Kaplan–Meier analysis was performed using the R package ‘survival’ and ‘survfit’ functions, and the log rank test was used to assess the significance of prognostic differences between different groups of LUAD samples to examine the predictive efficiency and applicability of the signature. In addition, receiver operating characteristic (ROC) analysis was performed using the R package ‘pROC’ to obtain AUCs to further validate the applicability and efficiency of the signature.

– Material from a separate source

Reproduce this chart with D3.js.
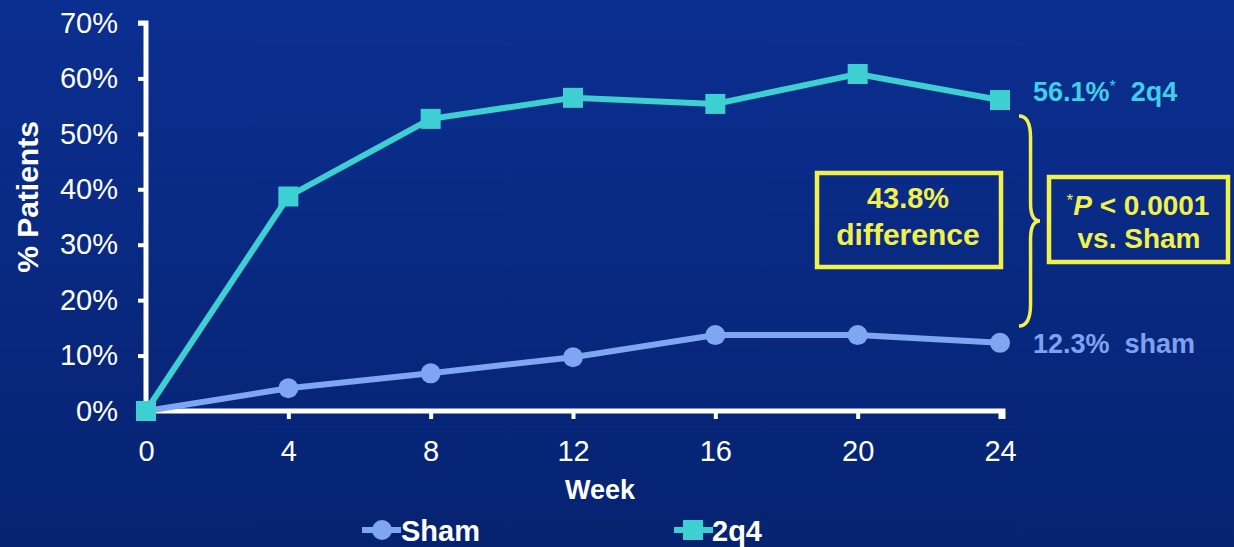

R package ‘rms’ was used to construct a COX regression nomogram to assess the prognostic value of clinicopathological factors and risk scores in the LUAD sample64.

Cell lines and cell culture

Human lung adenocarcinoma (LUAD) cell lines A549 and H1299 were derived from the Cell Bank of the Chinese Academy of Sciences and cultured using RPMI 1640 medium (HyClone, South Logan, UT. USA) and 10% fetal bovine serum (FBS; Invitrogen, Carlsbad, CA, USA) at 37 °C in a 5% CO2 humidified incubator.

Wound-healing migration assay

H1299 cells were grown in six-well plates until they formed a 90% confluent monolayer. Then, a sterile pipette tip was used to scratch the cells and they were cultured in serum-free medium for 24 h. The cells were then photographed in three random fields under a microscope and the distance of cell migration into the scratched area was measured using ImageJ Launcher software. This analysis was repeated in triplicate.

Transwell migration and invasion assays

20000 H1299 cells were added to the upper chamber of Transwell plates with 200 μl of RPMI 1640 medium containing 1% FBS. The lower chamber contained 800 μl of RPMI 1640 medium with 10% FBS as a chemoattractant. After incubation for 24 h at 37 °C, the inserts were removed and the non-migrating or non-invading cells were removed with cotton swabs. The migrating or invading cells that reached the lower chamber were fixed, stained with 1% crystal violet, photographed, and counted in at least three random fields. Each Transwell migration and invasion analysis was performed in triplicate.